*** Source material ***

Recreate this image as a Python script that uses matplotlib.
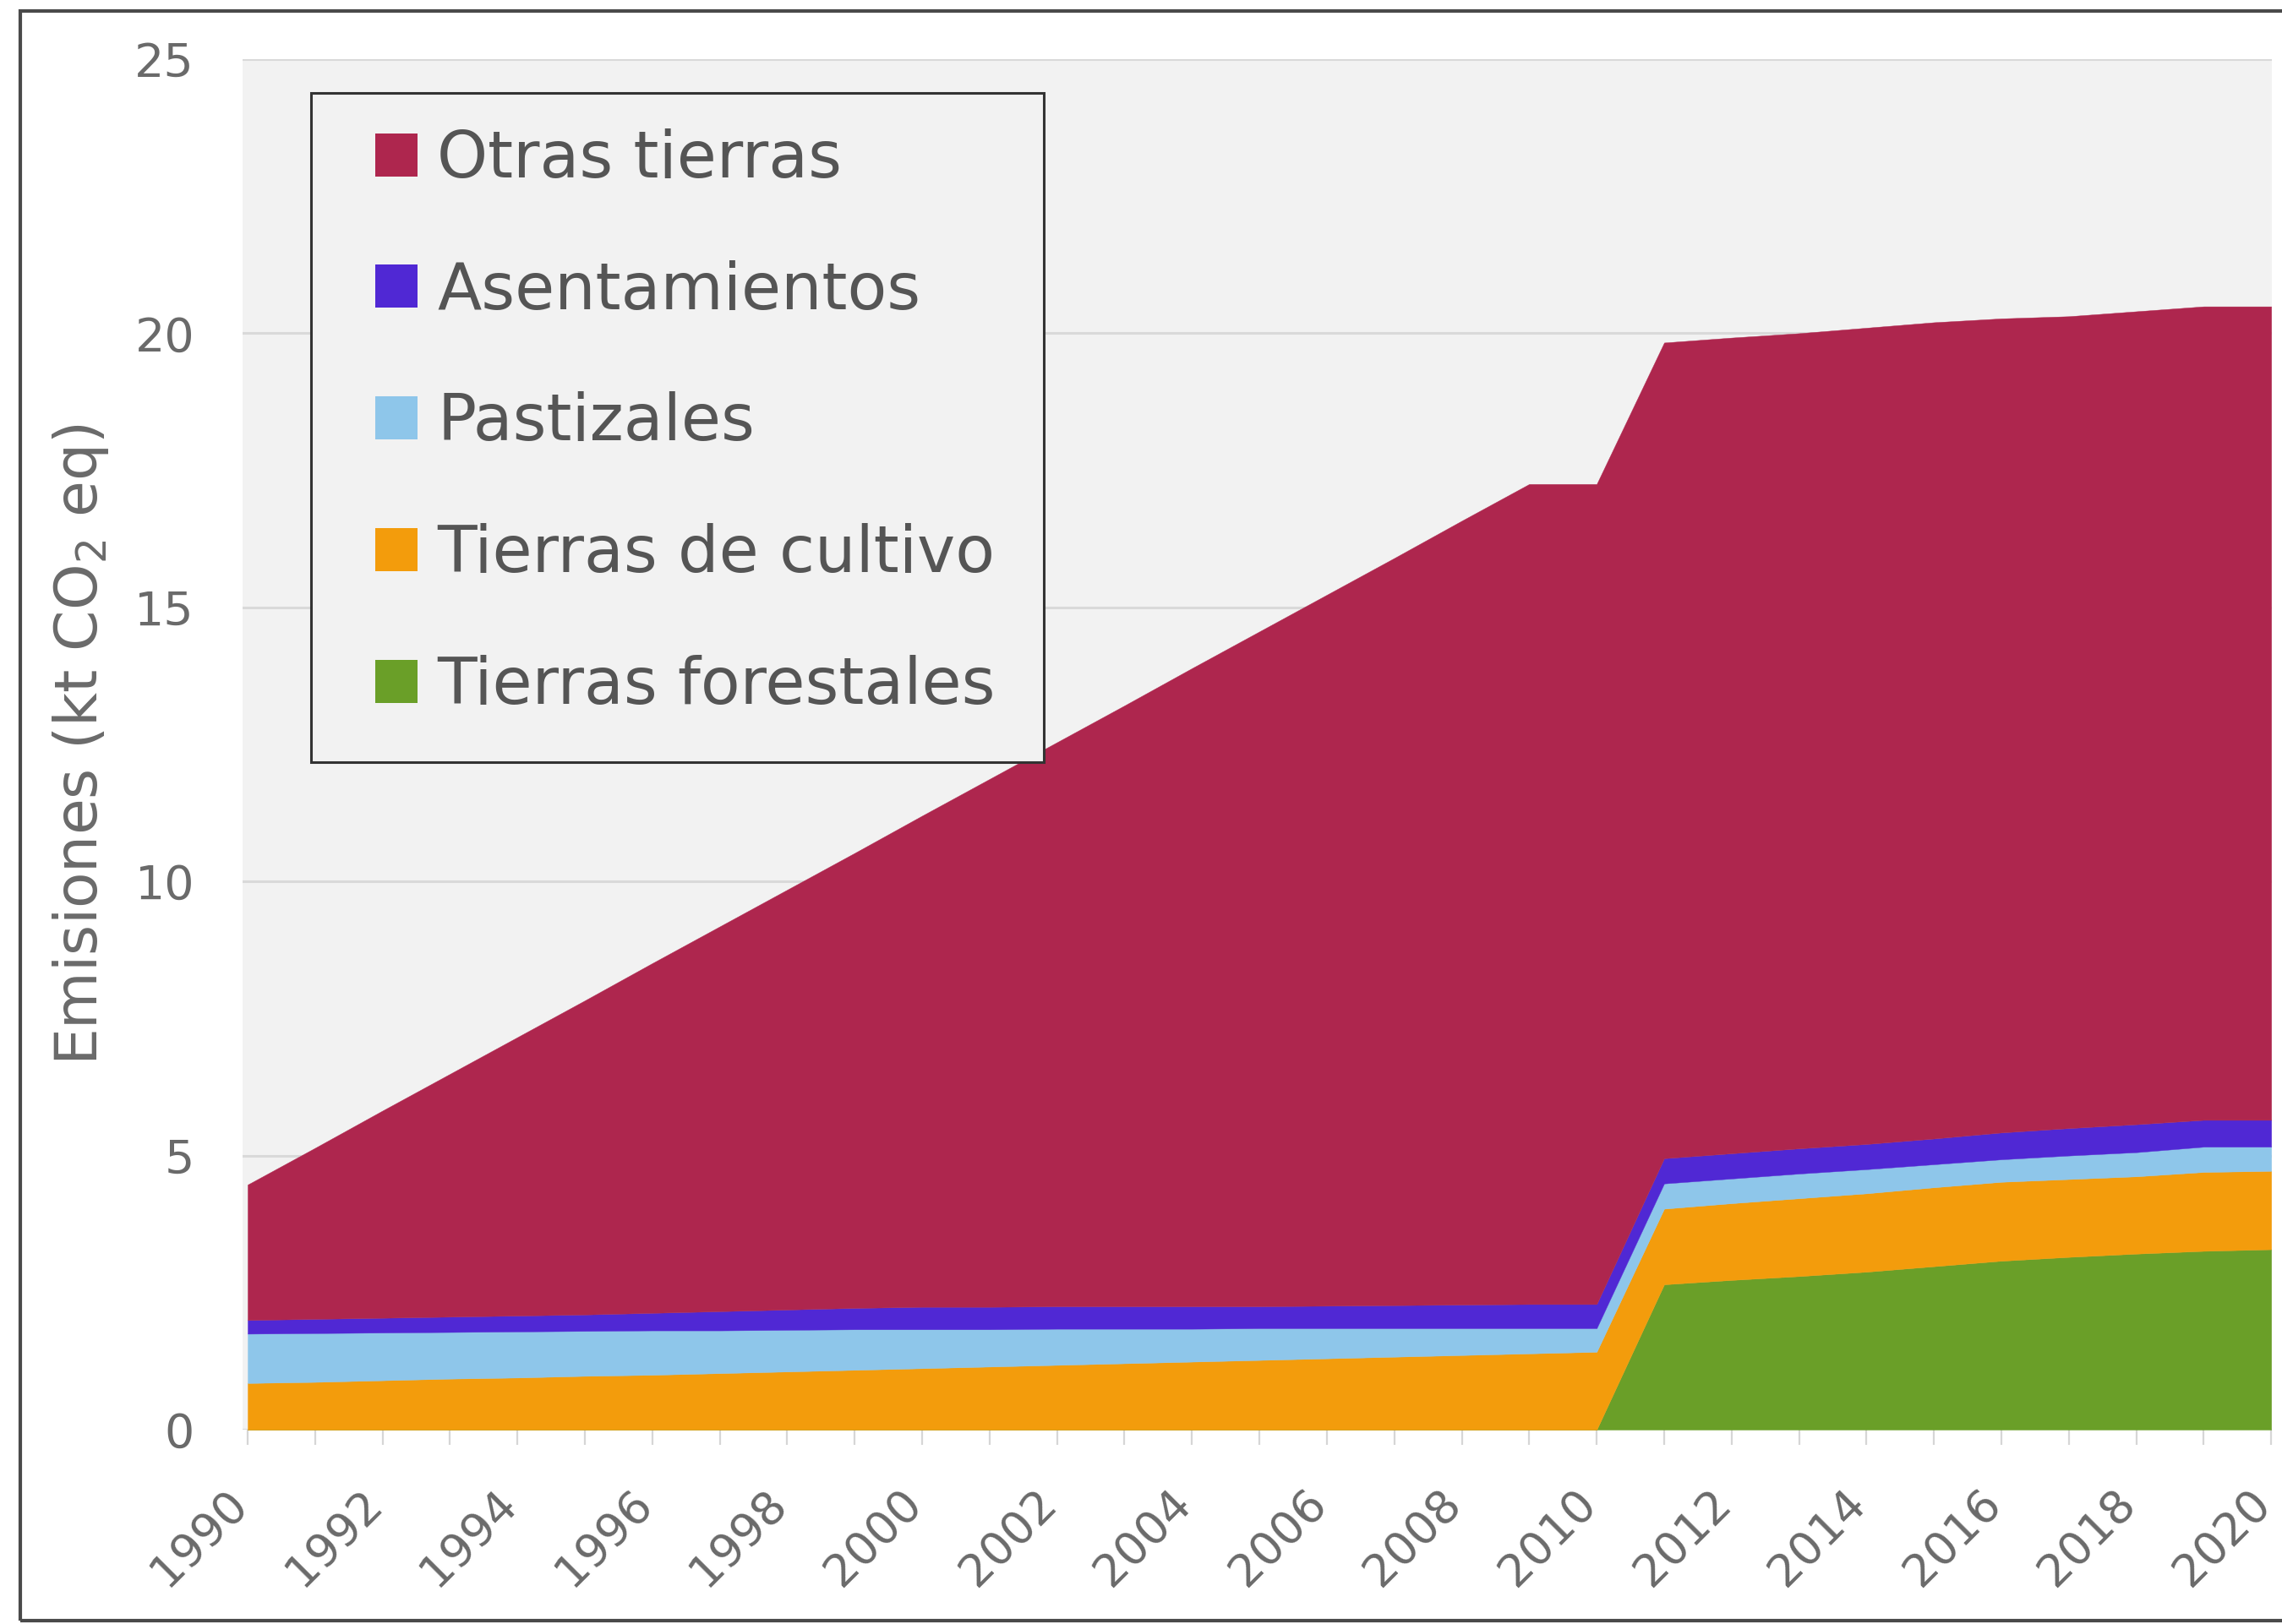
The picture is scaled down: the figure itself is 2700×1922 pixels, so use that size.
import matplotlib
matplotlib.use('Agg')
import matplotlib.pyplot as plt
import matplotlib.transforms as mtransforms
from matplotlib.patches import Patch, Rectangle


# Data (kt CO2 eq), one value per year 1990-2020
years = list(range(1990, 2021))

forestales = [0.0] * 21 + [2.65, 2.73, 2.80, 2.88, 2.98, 3.08, 3.15, 3.21, 3.26, 3.29]

cultivo = [0.85, 0.87, 0.90, 0.93, 0.95, 0.98, 1.00, 1.03, 1.06, 1.09,
           1.12, 1.15, 1.18, 1.21, 1.24, 1.27, 1.30, 1.33, 1.36, 1.39,
           1.42, 1.38, 1.40, 1.42, 1.43, 1.44, 1.44, 1.42, 1.41, 1.44, 1.43]

pastizales = [0.90, 0.89, 0.87, 0.85, 0.84, 0.82, 0.81, 0.78, 0.76, 0.74,
              0.71, 0.68, 0.66, 0.63, 0.60, 0.58, 0.55, 0.52, 0.49, 0.46,
              0.43, 0.46, 0.45, 0.45, 0.44, 0.42, 0.41, 0.43, 0.44, 0.46, 0.44]

asentamientos = [0.25, 0.26, 0.27, 0.28, 0.29, 0.30, 0.32, 0.35, 0.37, 0.39,
                 0.41, 0.41, 0.41, 0.41, 0.41, 0.40, 0.41, 0.42, 0.43, 0.44,
                 0.44, 0.46, 0.46, 0.46, 0.46, 0.47, 0.49, 0.50, 0.51, 0.49, 0.49]

otras = [2.47, 3.12, 3.78, 4.43, 5.08, 5.73, 6.38, 7.02, 7.66, 8.30,
         8.96, 9.63, 10.29, 10.96, 11.64, 12.31, 12.97, 13.63, 14.30, 14.96,
         14.96, 14.88, 14.88, 14.87, 14.89, 14.89, 14.85, 14.81, 14.83, 14.84, 14.84]

labels = ['Tierras forestales', 'Tierras de cultivo', 'Pastizales',
          'Asentamientos', 'Otras tierras']
colors = ['#6a9f28', '#f39c0c', '#8ec6ea', '#5028d4', '#ae264e']

xtick_years = list(range(1990, 2021, 2))
ytick_vals = [0, 5, 10, 15, 20, 25]


plt.rcParams['font.family'] = ['DejaVu Sans']
plt.rcParams['mathtext.default'] = 'regular'

W, H = 2700, 1922
fig = plt.figure(figsize=(W / 100, H / 100), dpi=100)

# outer frame (right side runs off the picture)
fig.patches.append(Rectangle((24 / W, 1 - 1918 / H), 1.2, (1918 - 13) / H,
                             transform=fig.transFigure, fill=False,
                             edgecolor='#4a4a4a', lw=3))

ax = fig.add_axes([287 / W, 1 - 1692 / H, (2688 - 287) / W, (1692 - 70) / H])
ax.set_facecolor('#f2f2f2')

ax.stackplot(years, forestales, cultivo, pastizales, asentamientos, otras,
             colors=colors, edgecolor='face', linewidth=0.3)

ax.set_xlim(1989.925, 2020.01)
ax.set_ylim(0, 25)
ax.set_yticks(ytick_vals)
ax.set_xticks(xtick_years)
ax.set_xticks(years, minor=True)
ax.set_xticklabels([str(y) for y in xtick_years], rotation=45, ha='right',
                   va='center', rotation_mode='anchor')

ax.grid(axis='y', color='#d9d9d9', lw=2.2)
ax.set_axisbelow(True)
for s in ax.spines.values():
    s.set_visible(False)

ax.tick_params(axis='y', length=0, pad=41, labelsize=40, labelcolor='#6a6a6a')
ax.tick_params(axis='x', which='both', length=13, width=1.6, color='#d6d6d6',
               labelsize=39, labelcolor='#6a6a6a', pad=44)

# nudge the rotated year labels a little to the left
shift = mtransforms.ScaledTranslation(-9 / 100, 0, fig.dpi_scale_trans)
for lbl in ax.get_xticklabels():
    lbl.set_transform(lbl.get_transform() + shift)

ax.set_ylabel('Emisiones (kt CO$_2$ eq)', fontsize=50, color='#6a6a6a')
ax.yaxis.set_label_coords((131 - 287) / (2688 - 287), 0.5)

# legend: box drawn by hand so the padding can match
ax.add_patch(Rectangle((368 / W, 1 - 902 / H), (1235 - 368) / W, (902 - 110) / H,
                       transform=fig.transFigure, facecolor='#f2f2f2',
                       edgecolor='#333333', lw=2.2, zorder=4.5, clip_on=False))
handles = [Patch(facecolor=c, edgecolor='none') for c in colors]
leg = ax.legend(handles[::-1], labels[::-1], loc='upper left',
                bbox_to_anchor=(444 / W, 1 - 152 / H),
                bbox_transform=fig.transFigure, borderaxespad=0, borderpad=0,
                fontsize=55, frameon=False,
                handlelength=0.65, handleheight=0.65, handletextpad=0.31,
                labelspacing=1.07)
leg.set_zorder(5)
for t in leg.get_texts():
    t.set_color('#555555')

fig.savefig('out.png', dpi=100)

***

What to produce:
With the pictures left out, transcribe the material exactly.

Output for this exercise:
Recreate this image as a Python script that uses matplotlib.
The picture is scaled down: the figure itself is 2700×1922 pixels, so use that size.
import matplotlib
matplotlib.use('Agg')
import matplotlib.pyplot as plt
import matplotlib.transforms as mtransforms
from matplotlib.patches import Patch, Rectangle


# Data (kt CO2 eq), one value per year 1990-2020
years = list(range(1990, 2021))

forestales = [0.0] * 21 + [2.65, 2.73, 2.80, 2.88, 2.98, 3.08, 3.15, 3.21, 3.26, 3.29]

cultivo = [0.85, 0.87, 0.90, 0.93, 0.95, 0.98, 1.00, 1.03, 1.06, 1.09,
           1.12, 1.15, 1.18, 1.21, 1.24, 1.27, 1.30, 1.33, 1.36, 1.39,
           1.42, 1.38, 1.40, 1.42, 1.43, 1.44, 1.44, 1.42, 1.41, 1.44, 1.43]

pastizales = [0.90, 0.89, 0.87, 0.85, 0.84, 0.82, 0.81, 0.78, 0.76, 0.74,
              0.71, 0.68, 0.66, 0.63, 0.60, 0.58, 0.55, 0.52, 0.49, 0.46,
              0.43, 0.46, 0.45, 0.45, 0.44, 0.42, 0.41, 0.43, 0.44, 0.46, 0.44]

asentamientos = [0.25, 0.26, 0.27, 0.28, 0.29, 0.30, 0.32, 0.35, 0.37, 0.39,
                 0.41, 0.41, 0.41, 0.41, 0.41, 0.40, 0.41, 0.42, 0.43, 0.44,
                 0.44, 0.46, 0.46, 0.46, 0.46, 0.47, 0.49, 0.50, 0.51, 0.49, 0.49]

otras = [2.47, 3.12, 3.78, 4.43, 5.08, 5.73, 6.38, 7.02, 7.66, 8.30,
         8.96, 9.63, 10.29, 10.96, 11.64, 12.31, 12.97, 13.63, 14.30, 14.96,
         14.96, 14.88, 14.88, 14.87, 14.89, 14.89, 14.85, 14.81, 14.83, 14.84, 14.84]

labels = ['Tierras forestales', 'Tierras de cultivo', 'Pastizales',
          'Asentamientos', 'Otras tierras']
colors = ['#6a9f28', '#f39c0c', '#8ec6ea', '#5028d4', '#ae264e']

xtick_years = list(range(1990, 2021, 2))
ytick_vals = [0, 5, 10, 15, 20, 25]


plt.rcParams['font.family'] = ['DejaVu Sans']
plt.rcParams['mathtext.default'] = 'regular'

W, H = 2700, 1922
fig = plt.figure(figsize=(W / 100, H / 100), dpi=100)

# outer frame (right side runs off the picture)
fig.patches.append(Rectangle((24 / W, 1 - 1918 / H), 1.2, (1918 - 13) / H,
                             transform=fig.transFigure, fill=False,
                             edgecolor='#4a4a4a', lw=3))

ax = fig.add_axes([287 / W, 1 - 1692 / H, (2688 - 287) / W, (1692 - 70) / H])
ax.set_facecolor('#f2f2f2')

ax.stackplot(years, forestales, cultivo, pastizales, asentamientos, otras,
             colors=colors, edgecolor='face', linewidth=0.3)

ax.set_xlim(1989.925, 2020.01)
ax.set_ylim(0, 25)
ax.set_yticks(ytick_vals)
ax.set_xticks(xtick_years)
ax.set_xticks(years, minor=True)
ax.set_xticklabels([str(y) for y in xtick_years], rotation=45, ha='right',
                   va='center', rotation_mode='anchor')

ax.grid(axis='y', color='#d9d9d9', lw=2.2)
ax.set_axisbelow(True)
for s in ax.spines.values():
    s.set_visible(False)

ax.tick_params(axis='y', length=0, pad=41, labelsize=40, labelcolor='#6a6a6a')
ax.tick_params(axis='x', which='both', length=13, width=1.6, color='#d6d6d6',
               labelsize=39, labelcolor='#6a6a6a', pad=44)

# nudge the rotated year labels a little to the left
shift = mtransforms.ScaledTranslation(-9 / 100, 0, fig.dpi_scale_trans)
for lbl in ax.get_xticklabels():
    lbl.set_transform(lbl.get_transform() + shift)

ax.set_ylabel('Emisiones (kt CO$_2$ eq)', fontsize=50, color='#6a6a6a')
ax.yaxis.set_label_coords((131 - 287) / (2688 - 287), 0.5)

# legend: box drawn by hand so the padding can match
ax.add_patch(Rectangle((368 / W, 1 - 902 / H), (1235 - 368) / W, (902 - 110) / H,
                       transform=fig.transFigure, facecolor='#f2f2f2',
                       edgecolor='#333333', lw=2.2, zorder=4.5, clip_on=False))
handles = [Patch(facecolor=c, edgecolor='none') for c in colors]
leg = ax.legend(handles[::-1], labels[::-1], loc='upper left',
                bbox_to_anchor=(444 / W, 1 - 152 / H),
                bbox_transform=fig.transFigure, borderaxespad=0, borderpad=0,
                fontsize=55, frameon=False,
                handlelength=0.65, handleheight=0.65, handletextpad=0.31,
                labelspacing=1.07)
leg.set_zorder(5)
for t in leg.get_texts():
    t.set_color('#555555')

fig.savefig('out.png', dpi=100)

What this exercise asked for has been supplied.